**Dataset section**.
========================

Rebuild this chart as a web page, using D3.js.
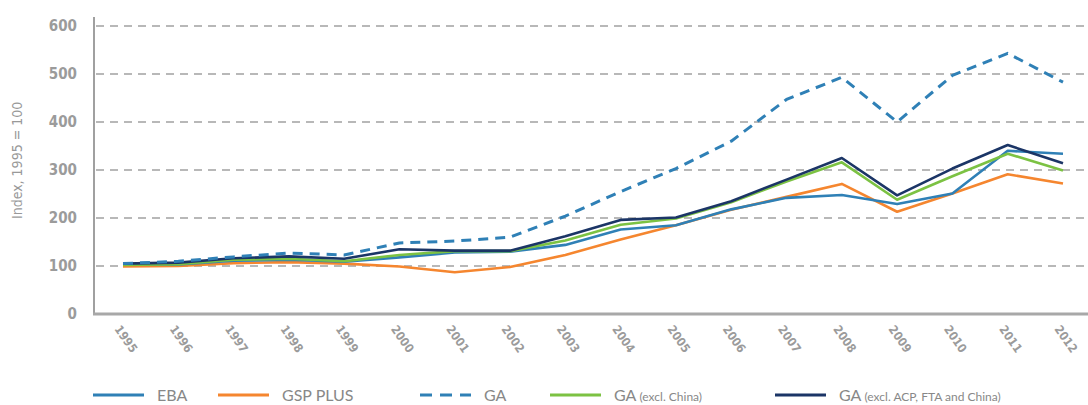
<!DOCTYPE html>
<html>
<head>
<meta charset="utf-8">
<script src="https://cdn.jsdelivr.net/npm/d3@7"></script>
<style>
  body { margin: 0; background: #fff; }
  svg { display: block; }
  .axisText { font-family: "Liberation Sans Narrow", "DejaVu Sans Condensed", sans-serif; font-weight: bold; fill: #9b9b9b; }
  .legendText { font-family: Lato, "Open Sans", sans-serif; fill: #888; }
</style>
</head>
<body>
<svg width="1088" height="405"></svg>
<script>
// data (index, 1995 = 100)
const years = [1995, 1996, 1997, 1998, 1999, 2000, 2001, 2002, 2003, 2004, 2005, 2006, 2007, 2008, 2009, 2010, 2011, 2012]
const eba = [103, 103, 111, 113, 109, 118, 128, 130, 144, 176, 185, 218, 242, 248, 229, 251, 340, 334]
const gspPlus = [99, 100, 106, 108, 105, 99, 87, 98, 123, 155, 185, 217, 244, 271, 213, 251, 291, 272]
const ga = [105, 110, 119, 127, 123, 148, 152, 160, 204, 255, 303, 360, 447, 493, 400, 497, 543, 483]
const gaExclChina = [102, 104, 113, 115, 110, 123, 131, 131, 153, 186, 199, 233, 276, 316, 238, 287, 334, 299]
const gaExclAcp = [105, 107, 116, 120, 115, 135, 132, 132, 162, 196, 201, 235, 280, 325, 247, 303, 352, 314]
const yTicks = [0, 100, 200, 300, 400, 500, 600]

const series = [
    {name: "EBA", sub: "", values: eba, colour: "#2f80b6", dash: null},
    {name: "GSP PLUS", sub: "", values: gspPlus, colour: "#f5862f", dash: null},
    {name: "GA", sub: "", values: ga, colour: "#2f80b6", dash: "10,7"},
    {name: "GA", sub: " (excl. China)", values: gaExclChina, colour: "#7cc243", dash: null},
    {name: "GA", sub: " (excl. ACP, FTA and China)", values: gaExclAcp, colour: "#1b3566", dash: null}
]

// draw order: thin blues under, navy on top
const drawOrder = [1, 0, 3, 4, 2]

const svg = d3.select("svg")

const x = d3.scaleLinear().domain([1995, 2012]).range([123, 1063])
const y = d3.scaleLinear().domain([0, 600]).range([314, 26])

//gridlines
svg.append("g").selectAll("line")
    .data(yTicks.filter(d => d > 0)).enter()
    .append("line")
    .attr("x1", 96).attr("x2", 1086)
    .attr("y1", d => y(d)).attr("y2", d => y(d))
    .style("stroke", "#b8b8b8")
    .style("stroke-width", 2)
    .style("stroke-dasharray", "8,6")

//axes lines
svg.append("line")
    .attr("x1", 94).attr("x2", 94).attr("y1", 17).attr("y2", 315)
    .style("stroke", "#a0a0a0").style("stroke-width", 2)
svg.append("line")
    .attr("x1", 93).attr("x2", 1088).attr("y1", 314).attr("y2", 314)
    .style("stroke", "#a8a8a8").style("stroke-width", 3)

// y tick labels
svg.append("g").selectAll("text")
    .data(yTicks).enter()
    .append("text")
    .classed("axisText", true)
    .attr("x", 77)
    .attr("y", d => y(d))
    .attr("dy", "0.36em")
    .style("text-anchor", "end")
    .style("font-size", "15px")
    .text(d => d)

// y axis title
svg.append("text")
    .classed("axisText", true)
    .attr("transform", "translate(22," + y(320) + ") rotate(-90)")
    .style("text-anchor", "middle")
    .style("font-size", "14px")
    .style("font-weight", "normal")
    .style("fill", "#999")
    .text("Index, 1995 = 100")

// x labels
svg.append("g").selectAll("text")
    .data(years).enter()
    .append("text")
    .classed("axisText", true)
    .attr("transform", d => "translate(" + (x(d) - 9) + ",329) rotate(55)")
    .style("font-size", "12px")
    .text(d => d)

// lines
const line = d3.line()
    .x((d, i) => x(years[i]))
    .y(d => y(d))

svg.append("g").selectAll("path")
    .data(drawOrder.map(i => series[i])).enter()
    .append("path")
    .attr("d", d => line(d.values))
    .style("fill", "none")
    .style("stroke", d => d.colour)
    .style("stroke-width", d => d.dash ? 3 : 2.6)
    .style("stroke-dasharray", d => d.dash)
    .style("stroke-linejoin", "round")

// legend
const legendX = [93, 218, 420, 550, 775]
const legend = svg.append("g")
const items = legend.selectAll("g")
    .data(series).enter()
    .append("g")
    .attr("transform", (d, i) => "translate(" + legendX[i] + ",395)")
items.append("line")
    .attr("x1", 0).attr("x2", 51)
    .style("stroke", d => d.colour)
    .style("stroke-width", 3)
    .style("stroke-dasharray", d => d.dash ? "12,8" : null)
const lt = items.append("text")
    .classed("legendText", true)
    .attr("x", 64)
    .attr("dy", "0.35em")
lt.append("tspan").style("font-size", "16px").text(d => d.name)
lt.append("tspan").style("font-size", "12px").text(d => d.sub)
</script>
</body>
</html>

========================

**Instructions for the task**.
Drop the images and repeat the data exactly.

**Solution to this problem**.
Rebuild this chart as a web page, using D3.js.
<!DOCTYPE html>
<html>
<head>
<meta charset="utf-8">
<script src="https://cdn.jsdelivr.net/npm/d3@7"></script>
<style>
  body { margin: 0; background: #fff; }
  svg { display: block; }
  .axisText { font-family: "Liberation Sans Narrow", "DejaVu Sans Condensed", sans-serif; font-weight: bold; fill: #9b9b9b; }
  .legendText { font-family: Lato, "Open Sans", sans-serif; fill: #888; }
</style>
</head>
<body>
<svg width="1088" height="405"></svg>
<script>
// data (index, 1995 = 100)
const years = [1995, 1996, 1997, 1998, 1999, 2000, 2001, 2002, 2003, 2004, 2005, 2006, 2007, 2008, 2009, 2010, 2011, 2012]
const eba = [103, 103, 111, 113, 109, 118, 128, 130, 144, 176, 185, 218, 242, 248, 229, 251, 340, 334]
const gspPlus = [99, 100, 106, 108, 105, 99, 87, 98, 123, 155, 185, 217, 244, 271, 213, 251, 291, 272]
const ga = [105, 110, 119, 127, 123, 148, 152, 160, 204, 255, 303, 360, 447, 493, 400, 497, 543, 483]
const gaExclChina = [102, 104, 113, 115, 110, 123, 131, 131, 153, 186, 199, 233, 276, 316, 238, 287, 334, 299]
const gaExclAcp = [105, 107, 116, 120, 115, 135, 132, 132, 162, 196, 201, 235, 280, 325, 247, 303, 352, 314]
const yTicks = [0, 100, 200, 300, 400, 500, 600]

const series = [
    {name: "EBA", sub: "", values: eba, colour: "#2f80b6", dash: null},
    {name: "GSP PLUS", sub: "", values: gspPlus, colour: "#f5862f", dash: null},
    {name: "GA", sub: "", values: ga, colour: "#2f80b6", dash: "10,7"},
    {name: "GA", sub: " (excl. China)", values: gaExclChina, colour: "#7cc243", dash: null},
    {name: "GA", sub: " (excl. ACP, FTA and China)", values: gaExclAcp, colour: "#1b3566", dash: null}
]

// draw order: thin blues under, navy on top
const drawOrder = [1, 0, 3, 4, 2]

const svg = d3.select("svg")

const x = d3.scaleLinear().domain([1995, 2012]).range([123, 1063])
const y = d3.scaleLinear().domain([0, 600]).range([314, 26])

//gridlines
svg.append("g").selectAll("line")
    .data(yTicks.filter(d => d > 0)).enter()
    .append("line")
    .attr("x1", 96).attr("x2", 1086)
    .attr("y1", d => y(d)).attr("y2", d => y(d))
    .style("stroke", "#b8b8b8")
    .style("stroke-width", 2)
    .style("stroke-dasharray", "8,6")

//axes lines
svg.append("line")
    .attr("x1", 94).attr("x2", 94).attr("y1", 17).attr("y2", 315)
    .style("stroke", "#a0a0a0").style("stroke-width", 2)
svg.append("line")
    .attr("x1", 93).attr("x2", 1088).attr("y1", 314).attr("y2", 314)
    .style("stroke", "#a8a8a8").style("stroke-width", 3)

// y tick labels
svg.append("g").selectAll("text")
    .data(yTicks).enter()
    .append("text")
    .classed("axisText", true)
    .attr("x", 77)
    .attr("y", d => y(d))
    .attr("dy", "0.36em")
    .style("text-anchor", "end")
    .style("font-size", "15px")
    .text(d => d)

// y axis title
svg.append("text")
    .classed("axisText", true)
    .attr("transform", "translate(22," + y(320) + ") rotate(-90)")
    .style("text-anchor", "middle")
    .style("font-size", "14px")
    .style("font-weight", "normal")
    .style("fill", "#999")
    .text("Index, 1995 = 100")

// x labels
svg.append("g").selectAll("text")
    .data(years).enter()
    .append("text")
    .classed("axisText", true)
    .attr("transform", d => "translate(" + (x(d) - 9) + ",329) rotate(55)")
    .style("font-size", "12px")
    .text(d => d)

// lines
const line = d3.line()
    .x((d, i) => x(years[i]))
    .y(d => y(d))

svg.append("g").selectAll("path")
    .data(drawOrder.map(i => series[i])).enter()
    .append("path")
    .attr("d", d => line(d.values))
    .style("fill", "none")
    .style("stroke", d => d.colour)
    .style("stroke-width", d => d.dash ? 3 : 2.6)
    .style("stroke-dasharray", d => d.dash)
    .style("stroke-linejoin", "round")

// legend
const legendX = [93, 218, 420, 550, 775]
const legend = svg.append("g")
const items = legend.selectAll("g")
    .data(series).enter()
    .append("g")
    .attr("transform", (d, i) => "translate(" + legendX[i] + ",395)")
items.append("line")
    .attr("x1", 0).attr("x2", 51)
    .style("stroke", d => d.colour)
    .style("stroke-width", 3)
    .style("stroke-dasharray", d => d.dash ? "12,8" : null)
const lt = items.append("text")
    .classed("legendText", true)
    .attr("x", 64)
    .attr("dy", "0.35em")
lt.append("tspan").style("font-size", "16px").text(d => d.name)
lt.append("tspan").style("font-size", "12px").text(d => d.sub)
</script>
</body>
</html>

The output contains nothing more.